GOAL => Answer with one number: how many lines hold "matplotlib".

COLLECTED MATERIAL =>
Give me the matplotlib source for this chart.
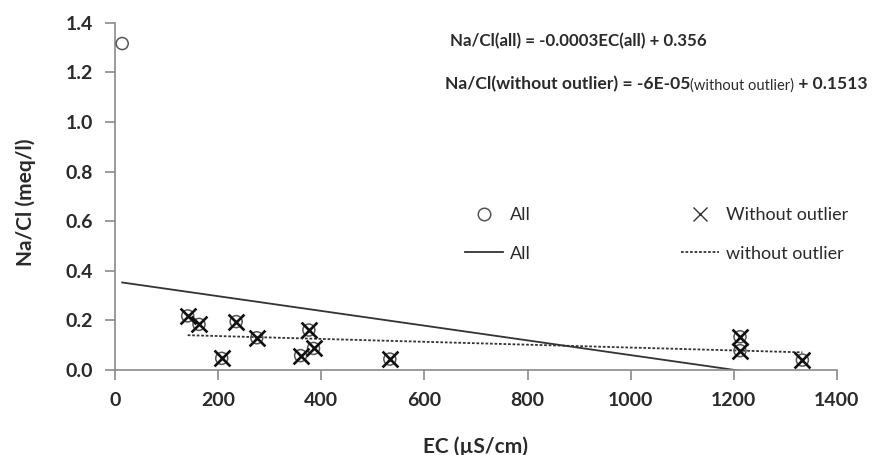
import matplotlib
matplotlib.use("Agg")
import matplotlib.pyplot as plt
from matplotlib.lines import Line2D

plt.rcParams["font.family"] = ["Lato", "DejaVu Sans"]

# all samples (the first one is the outlier)
ec_all = [14, 141, 163, 207, 235, 275, 360, 376, 385, 533, 1212, 1212, 1333]
nacl_all = [1.316, 0.218, 0.184, 0.047, 0.195, 0.130, 0.058, 0.161, 0.087, 0.044, 0.134, 0.078, 0.040]

# samples without the outlier
ec_wo = ec_all[1:]
nacl_wo = nacl_all[1:]

# trendlines as drawn (the printed equations are rounded)
slope_all, icpt_all = -0.000297, 0.357
slope_wo, icpt_wo = -5.8e-05, 0.1485

x_ticks = [0, 200, 400, 600, 800, 1000, 1200, 1400]
y_ticks = [0.0, 0.2, 0.4, 0.6, 0.8, 1.0, 1.2, 1.4]

text_c = "#2a2a2a"
axis_c = "#8a8a8a"

fig = plt.figure(figsize=(8.81, 4.55), dpi=100)
ax = fig.add_axes([0.1305, 0.1868, 0.8195, 0.7633])

ax.scatter(ec_all, nacl_all, s=75, facecolors="none", edgecolors="#555555",
           linewidths=1.1, zorder=3)
ax.scatter(ec_wo, nacl_wo, s=130, marker="x", color="#111111", linewidths=1.9, zorder=4)

xa = [min(ec_all), max(ec_all)]
ax.plot(xa, [icpt_all + slope_all * x for x in xa], color="#333333", lw=1.3, zorder=2)
xw = [min(ec_wo), max(ec_wo)]
ax.plot(xw, [icpt_wo + slope_wo * x for x in xw], color="#333333", lw=1.3,
        ls=(0, (1.5, 1.0)), zorder=2)

ax.set_xlim(0, 1400)
ax.set_ylim(0, 1.4)
ax.set_xticks(x_ticks)
ax.set_yticks(y_ticks)
ax.set_yticklabels([f"{v:.1f}" for v in y_ticks])
for s in ["top", "right"]:
    ax.spines[s].set_visible(False)
for s in ["left", "bottom"]:
    ax.spines[s].set_color(axis_c)
    ax.spines[s].set_linewidth(1.2)
ax.tick_params(axis="both", colors=axis_c, length=7, width=1.2, direction="out",
               labelcolor=text_c, labelsize=14, pad=9)
for lab in ax.get_xticklabels() + ax.get_yticklabels():
    lab.set_fontweight("bold")

ax.set_xlabel("EC (µS/cm)", fontsize=15, fontweight="bold", color=text_c)
ax.xaxis.set_label_coords(0.5, -0.19)
ax.set_ylabel("Na/Cl (meq/l)", fontsize=15, fontweight="bold", color=text_c)
ax.yaxis.set_label_coords(-0.11, 0.484)

handles = [
    Line2D([], [], ls="none", marker="o", markersize=9, markerfacecolor="none",
           markeredgecolor="#555555", markeredgewidth=1.1),
    Line2D([], [], color="#333333", lw=1.3),
    Line2D([], [], ls="none", marker="x", markersize=10, color="#333333",
           markeredgewidth=1.0),
    Line2D([], [], color="#333333", lw=1.3, ls=(0, (1.5, 1.0))),
]
labels = ["All", "All", "Without outlier", "without outlier"]
fig.legend(handles, labels, ncol=2, frameon=False, loc="upper left",
           bbox_to_anchor=(465 / 881, 1 - 207 / 455), bbox_transform=fig.transFigure,
           fontsize=13, handlelength=2.1, handletextpad=0.4, columnspacing=8.3,
           labelspacing=1.25, borderpad=0, borderaxespad=0, labelcolor=text_c)

t1 = fig.text(450 / 881, 1 - 41 / 455, "Na/Cl(all) = -0.0003EC(all) + 0.356",
              fontsize=12.2, fontweight="bold", color=text_c, va="center")
t2 = fig.text(445 / 881, 1 - 84 / 455, "Na/Cl(without outlier) = -6E-05",
              fontsize=12.6, fontweight="bold", color=text_c, va="center")
t3 = ax.annotate("(without outlier)", xy=(1, 0.5), xycoords=t2, va="center",
                 fontsize=10.5, color=text_c, xytext=(0, -1), textcoords="offset points")
ax.annotate(" + 0.1513", xy=(1, 0.5), xycoords=t3, va="center", fontsize=12.6,
            fontweight="bold", color=text_c, xytext=(0, 1), textcoords="offset points")

fig.savefig("out.png", dpi=100)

EXERCISE ANSWER => 5